# How many 8 weights do you have?



## 8loco (Feb 12, 2012)

Currently have 5 8 weights set up for saltwater flats fishing. Thinking I may drop 2 of them, but I always have a hard time getting rid of rods and reels. How many to y'all keep in the quiver?


----------



## tom_in_orl (Dec 9, 2006)

I have too many. I only use two of them on a regular basis. A TFO TICR & Greys Platinum XD. I also have an Albright XX, Mud Hole MHX that are high enough quality for use on the flats. After that I have an older Sage GL2 (or 3) that doesn't get any use. A Gander Mountain Guide Series that I like for to use for shad on the St. Johns. And finally I hit a sale the other day and picked up an Okuma for $25 just because I could......  : And then the final one is my very first Fenwick fiberglass fly rod. Its an 8 wt but doesn't see any action these days. 

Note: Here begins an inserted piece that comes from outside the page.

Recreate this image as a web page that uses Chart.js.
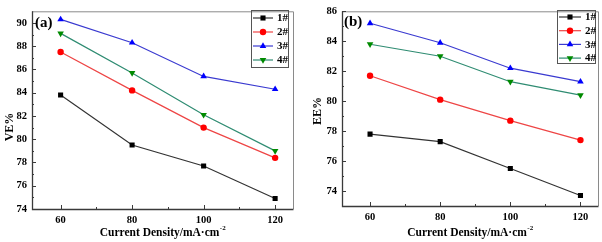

Still looking for the right bamboo rod too


----------



## Shadowcast (Feb 26, 2008)

I keep a 6, 8, and 10 wt. in my arsenal. 90% of the time, the 6 is getting worked with the 8 being a windy day rod or a rod for larger flies.


----------



## CurtisWright (May 9, 2012)

I always have one less than I need. 

5wt Sage XP
5wt TFO Pro 7' 
7wt White River Classic-Just donated to Cturner
8wt Sage XP
9wt Cabellas FT- Also just donated to a newby
12wt TFO Jm Teeny

8wt NRX one piece on the way!


----------



## Dillusion (May 21, 2012)

One


----------



## nightfly (Jul 7, 2011)

2 8weights one with floating line the other with slow sinking line. And I have a bunch of money invested into an 11wt that I rarely use.


----------



## oysterbreath (Jan 13, 2009)

Good lord I have too many rods! All of them are currently homemade rods. I sold all of my factory rods as a half hearted logical excuse to build more. I have...ummmm (4-5) 8wts I think:

1.) 8wt built on a 9'0" G loomis IMX (I think it's an IMX, I don't recall) It's a decent rod. It was featured in the Mudhole 2011 calender. I kinda want to sell it. It was my first attempt at checker board overkill back in...I think it was 2006-07. It was befor mudhole started selling those neat lil checker jigs so the checkering ain't perfect, looks more like corn on the cob in some places! lol










2.) 8wt rod built on 8'0" dorber blank. It's a progressive taper. I don't use it much. It throws a 6wt much better for the kinda fishing I do with it. They market the blank as a bass bug taper. As the name implies, it's better at fresh water fishing than salt. It's not stout enough to pull snook from docks but is just perfect for pulling bass from lilly pads since it bends nearly to the grip and won't shock the tippit too much. If you are looking for a decent alternative to those SAGE bass 8foot blanks. These Dorber bass bug blanks are worth the time. If I ever get the chance to chase snakehead or peacocks in south florida....this one is comming with me!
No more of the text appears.